Institutions need the ability to adjust client permissions, servicing models, risk responses, and operational rules quickly.

CLM is increasingly part of that change capability.

How CLM Delivers These Outcomes

CLM delivers these outcomes by providing the control, data, and operating infrastructure through which a bank manages client business safely over time.

It connects commercial activity with regulatory obligations, risk standards, operational readiness, and future adaptability. Without this capability, institutions often rely on fragmented local processes, duplicated controls, and reactive remediation.

1. Creating a Trusted Client Foundation

CLM maintains reliable records of legal entities, ownership structures, related parties, identifiers, and relationship status.

This allows the institution to know who it is dealing with, support downstream systems, and make decisions from a consistent source of truth.

2. Converting Rules into Operational Decisions

Banks must apply complex internal policies and external obligations across clients, products, and jurisdictions.
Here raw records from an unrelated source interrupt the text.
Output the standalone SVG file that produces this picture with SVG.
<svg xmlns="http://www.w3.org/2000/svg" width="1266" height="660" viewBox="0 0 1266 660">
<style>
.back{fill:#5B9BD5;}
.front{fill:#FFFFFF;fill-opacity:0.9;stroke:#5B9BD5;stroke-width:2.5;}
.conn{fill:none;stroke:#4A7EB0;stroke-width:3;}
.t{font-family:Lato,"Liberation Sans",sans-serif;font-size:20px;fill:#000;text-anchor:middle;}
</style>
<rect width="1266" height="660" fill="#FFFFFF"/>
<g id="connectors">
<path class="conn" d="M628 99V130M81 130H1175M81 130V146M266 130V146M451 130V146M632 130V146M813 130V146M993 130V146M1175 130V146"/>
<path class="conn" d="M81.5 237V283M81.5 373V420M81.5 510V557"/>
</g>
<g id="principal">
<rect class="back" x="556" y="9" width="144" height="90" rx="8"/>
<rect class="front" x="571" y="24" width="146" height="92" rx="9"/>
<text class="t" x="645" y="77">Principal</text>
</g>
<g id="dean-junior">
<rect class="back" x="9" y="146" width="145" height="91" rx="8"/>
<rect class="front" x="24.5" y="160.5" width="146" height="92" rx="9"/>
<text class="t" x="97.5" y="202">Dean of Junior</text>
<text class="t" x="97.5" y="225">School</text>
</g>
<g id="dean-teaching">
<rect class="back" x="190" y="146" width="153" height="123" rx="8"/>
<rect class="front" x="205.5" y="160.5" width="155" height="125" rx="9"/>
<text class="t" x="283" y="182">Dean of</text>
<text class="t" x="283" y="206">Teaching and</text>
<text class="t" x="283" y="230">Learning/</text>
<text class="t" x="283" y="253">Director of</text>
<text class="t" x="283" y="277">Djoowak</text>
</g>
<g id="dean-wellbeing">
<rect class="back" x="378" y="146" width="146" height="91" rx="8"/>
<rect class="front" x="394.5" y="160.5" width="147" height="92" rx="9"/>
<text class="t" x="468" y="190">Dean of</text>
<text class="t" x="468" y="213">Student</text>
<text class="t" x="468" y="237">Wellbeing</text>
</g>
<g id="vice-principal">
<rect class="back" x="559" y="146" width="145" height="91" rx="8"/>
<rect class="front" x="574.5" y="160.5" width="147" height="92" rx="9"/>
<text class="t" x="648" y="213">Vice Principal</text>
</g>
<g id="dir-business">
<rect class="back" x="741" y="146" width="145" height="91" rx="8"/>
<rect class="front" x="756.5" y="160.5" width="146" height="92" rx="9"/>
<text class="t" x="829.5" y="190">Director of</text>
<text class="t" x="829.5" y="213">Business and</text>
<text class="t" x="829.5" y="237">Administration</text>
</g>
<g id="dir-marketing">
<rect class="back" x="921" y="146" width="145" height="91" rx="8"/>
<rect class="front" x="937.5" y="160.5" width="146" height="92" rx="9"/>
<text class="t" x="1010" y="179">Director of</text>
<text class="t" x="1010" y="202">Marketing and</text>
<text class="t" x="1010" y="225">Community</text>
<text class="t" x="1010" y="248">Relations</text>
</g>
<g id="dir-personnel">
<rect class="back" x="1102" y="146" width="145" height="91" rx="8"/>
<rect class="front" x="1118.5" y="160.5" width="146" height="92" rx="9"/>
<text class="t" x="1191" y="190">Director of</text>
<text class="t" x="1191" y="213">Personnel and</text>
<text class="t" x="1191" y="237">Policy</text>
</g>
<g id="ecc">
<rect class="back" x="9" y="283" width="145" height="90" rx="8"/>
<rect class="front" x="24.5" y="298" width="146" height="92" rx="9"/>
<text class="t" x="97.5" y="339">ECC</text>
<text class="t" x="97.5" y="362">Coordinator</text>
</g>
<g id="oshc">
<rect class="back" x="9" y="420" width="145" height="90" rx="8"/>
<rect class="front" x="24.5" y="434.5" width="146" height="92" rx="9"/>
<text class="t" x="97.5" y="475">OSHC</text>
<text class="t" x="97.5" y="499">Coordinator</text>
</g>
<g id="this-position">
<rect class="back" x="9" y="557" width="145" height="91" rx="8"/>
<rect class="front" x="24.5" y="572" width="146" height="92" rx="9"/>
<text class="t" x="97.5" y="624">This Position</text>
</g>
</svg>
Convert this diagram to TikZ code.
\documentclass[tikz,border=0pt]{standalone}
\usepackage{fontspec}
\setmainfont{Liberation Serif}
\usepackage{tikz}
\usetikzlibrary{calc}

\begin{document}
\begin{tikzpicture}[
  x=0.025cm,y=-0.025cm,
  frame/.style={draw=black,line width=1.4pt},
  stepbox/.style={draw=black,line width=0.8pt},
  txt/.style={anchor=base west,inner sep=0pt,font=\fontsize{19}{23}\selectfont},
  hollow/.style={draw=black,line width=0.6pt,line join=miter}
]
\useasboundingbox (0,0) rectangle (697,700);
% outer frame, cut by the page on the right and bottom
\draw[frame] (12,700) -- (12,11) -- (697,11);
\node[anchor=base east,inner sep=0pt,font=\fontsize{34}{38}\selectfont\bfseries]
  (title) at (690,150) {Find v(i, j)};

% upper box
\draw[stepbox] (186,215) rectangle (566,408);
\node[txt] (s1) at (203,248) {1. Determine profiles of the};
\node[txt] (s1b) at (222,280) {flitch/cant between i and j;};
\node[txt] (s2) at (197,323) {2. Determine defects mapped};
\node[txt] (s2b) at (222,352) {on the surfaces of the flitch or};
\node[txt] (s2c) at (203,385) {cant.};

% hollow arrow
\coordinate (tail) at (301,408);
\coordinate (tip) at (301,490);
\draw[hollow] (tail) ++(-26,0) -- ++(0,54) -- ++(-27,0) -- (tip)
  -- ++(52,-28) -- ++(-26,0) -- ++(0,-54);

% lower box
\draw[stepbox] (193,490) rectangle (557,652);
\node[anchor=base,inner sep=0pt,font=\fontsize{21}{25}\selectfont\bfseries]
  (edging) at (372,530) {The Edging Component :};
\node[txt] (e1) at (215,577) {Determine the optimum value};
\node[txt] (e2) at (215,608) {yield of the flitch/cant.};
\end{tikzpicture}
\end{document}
CLM helps translate these into executable decisions such as:

  • what due diligence is required

  • which regulatory classifications apply

  • whether the relationship is permitted

  • what controls must be completed

  • what review cycle is required

This is how governance becomes operational.

3. Enabling Business Through Controlled Readiness

Revenue activity depends on many conditions being complete and aligned.

CLM helps coordinate onboarding readiness, account opening dependencies, product eligibility, booking entity suitability, documentation status, and approvals so business can begin safely and efficiently.

4. Operating Ongoing Risk and Control Management

Client relationships change over time.

CLM supports periodic reviews, trigger events, sanctions and screening refresh, ownership changes, reputational reassessment, remediation actions, and control attestations.

This allows the institution to continue servicing relationships within policy and risk appetite.

5. Coordinating Across the Organisation

Large institutions often serve one client through multiple products, geographies, and legal entities.

CLM provides a common control layer across these interactions, reducing duplication, conflicting requests, and fragmented ownership.

6. Supplying Data for Wider Organisation Use

Many downstream processes depend on trusted client data.

CLM often provides key information used in servicing, risk management, reporting, finance, screening, limits management, and operational workflows.

This increases the value of CLM beyond the lifecycle process itself.

7. Creating Capacity for Future Change

New regulations, geopolitical shifts, product changes, and data demands continue to emerge.

Strong CLM provides an existing decision, data, and workflow framework through which new requirements can be implemented faster and more consistently than through repeated tactical programmes.

Why This Matters Now

Over the past fifteen years, client business has become more complex, more regulated, and more data-dependent.

As a result, CLM has shifted from a supporting operations process to a core enterprise capability.

It now sits at the intersection of:

  • growth

  • control

  • risk

  • data

  • client experience

  • strategic adaptability

That is why institutions increasingly need to think of CLM as infrastructure, not administration.

What Many Institutions Still Get Wrong

CLM is often treated as:

  • a KYC utility

  • an onboarding workflow

  • a compliance cost centre

  • a technology installation

  • a regional operations function

These approaches usually create fragmented capability rather than coherent enterprise control.

The Strategic Question

The issue is no longer whether CLM is necessary.

The real question is whether it has been designed strongly enough to support the institution’s future business model.